Religious leaders, schools and universities of religious communities in Albania value and promote interfaith dialogue, seeing it as a philosophy of faith, where man is valued, as the most valuable creature of God and the other is accepted as he is, without wanting to interfere in the faith his. Freedom of religion after almost 50 years of ban by the communist system is one of the fundamental human freedoms in the world. And this freedom Albanians have longed for decades. This probably makes the case of Albania in the world intertwined and with a rich history with many examples of the model of inter-religious harmony even more special.
Everyone should understand, as Albanian Muslims and Christians, that reality and destiny, not only for them but also for the entire world, from the beginning until its end, depend on the variety of beliefs and convictions. Albanians will not have religious divisions as long as they believe that multiple religions are not a disaster and that God Almighty is the same for all Muslims and Christians.

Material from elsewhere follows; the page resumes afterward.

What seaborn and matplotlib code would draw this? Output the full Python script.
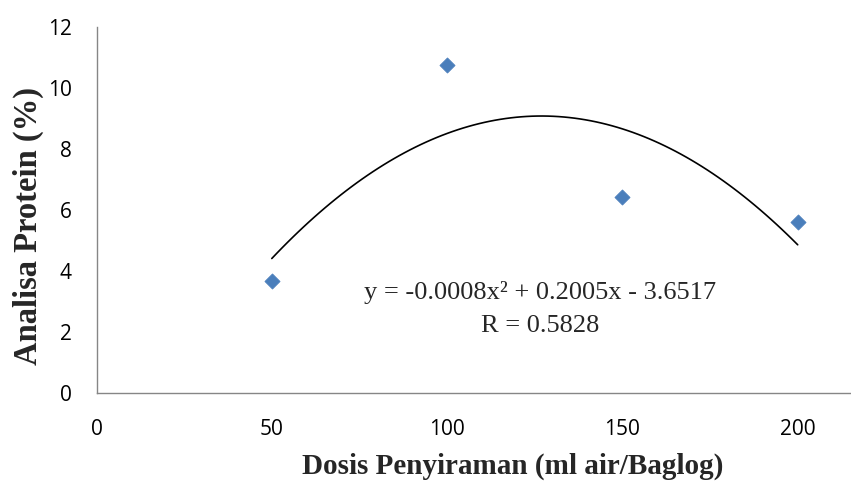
import matplotlib
matplotlib.use("Agg")
import matplotlib.pyplot as plt
import seaborn as sns
import pandas as pd

# Data
dosis = [50, 100, 150, 200]
protein = [3.65, 10.75, 6.40, 5.60]
x_ticks = [0, 50, 100, 150, 200]
y_ticks = [0, 2, 4, 6, 8, 10, 12]
equation = "y = -0.0008x\u00b2 + 0.2005x - 3.6517"
r_text = "R = 0.5828"
x_label = "Dosis Penyiraman (ml air/Baglog)"
y_label = "Analisa Protein (%)"

df = pd.DataFrame({"dosis": dosis, "protein": protein})

sns.set_theme(style="white")
plt.rcParams["font.family"] = ["Open Sans", "DejaVu Sans"]

fig = plt.figure(figsize=(8.51, 4.84), dpi=100)
ax = fig.add_axes([96.5 / 851, 1 - 392.7 / 484, 1 - 96.5 / 851, (392.7 - 26.7) / 484])

sns.regplot(data=df, x="dosis", y="protein", order=2, ci=None, scatter=False,
            truncate=True, ax=ax, line_kws=dict(color="black", lw=1.2))
sns.scatterplot(data=df, x="dosis", y="protein", marker="D", s=60,
                color="#4A7EBB", edgecolor="#4A7EBB", linewidth=0.5, ax=ax, zorder=3)

ax.set_xlim(0, (851 - 96.5) / 3.506)
ax.set_ylim(0, 12)
ax.set_xticks(x_ticks)
ax.set_yticks(y_ticks)
ax.set_xticklabels([str(v) for v in x_ticks])
ax.set_yticklabels([str(v) for v in y_ticks])

for side in ["top", "right"]:
    ax.spines[side].set_visible(False)
for side in ["left", "bottom"]:
    ax.spines[side].set_color("#868686")
    ax.spines[side].set_linewidth(1.0)
ax.tick_params(axis="both", which="major", direction="out", length=6, width=1.0,
               color="#868686", labelsize=15, labelcolor="black")
ax.tick_params(axis="x", pad=13)
ax.tick_params(axis="y", pad=12)
ax.grid(False)

serif = ["Liberation Serif", "DejaVu Serif"]
ax.set_xlabel(x_label, fontsize=21, fontweight="bold", family=serif)
ax.set_ylabel(y_label, fontsize=23.5, fontweight="bold", family=serif)
ax.xaxis.set_label_coords(0.551, -0.165)
ax.yaxis.set_label_coords(-0.07, 1 - (226 - 26.7) / 366)

ax.text(0.588, 1 - (293 - 26.7) / 366, equation, transform=ax.transAxes,
        ha="center", va="center", fontsize=19, family=serif)
ax.text(0.588, 1 - (326 - 26.7) / 366, r_text, transform=ax.transAxes,
        ha="center", va="center", fontsize=19, family=serif)

fig.savefig("out.png", dpi=100)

This tradition of religious tolerance among the Albanians is not a product of modern times; it is a tradition that comes from the past centuries. These values, though, are certainly not guaranteed eternally, but must be conserved and maintained inside the people’s inherited or acquired mentality. Consequently, this is the way interfaith coexistence and harmony have continued for years in Albania and have lasted until today through many hardships as a great national value of a small population. However, we have the obligation to protect, cultivate, and promote this value.
Small countries such as Albania can contribute through their values to enriching the global society, by creating a rich mosaic of values and cultures that recognize, respect, and develop each other. The country`s geostrategic position and the people`s multi-religious composition, makes us think of a historical destiny predetermined to help mold and mitigate the disagreements between the East and the West and to contribute to the synthesis of civilizations.
* Dr. Kruja is a lecturer in Sociology and Interfaith Dialogue at Bedër University in Tirana, where he also holds the administrative position of Head of the Department of Islamic Sciences. He studied Bachelor in Sociology, while Master and PhD in the field of Interreligious Dialogue. He is author of the book “Albanians in the face of the challenges of interfaith understanding” and many scientific articles in academic journals at home and abroad in the field of dialogue and education. After several duties in the Muslim Community of Albania, in the years 2010-2016, he was the Director of Culture and Interreligious Dialogue at KMSH and since 2012 he is the editor-in-chief of the Scientific Journal “Zani i Naltë”, founded in 1923.
From 2018, Dr. Genti Kruja has also been elected Secretary General of the Interfaith Council of Albania.
Interview is realized by Giorgia Lee from “Religions for Peace”.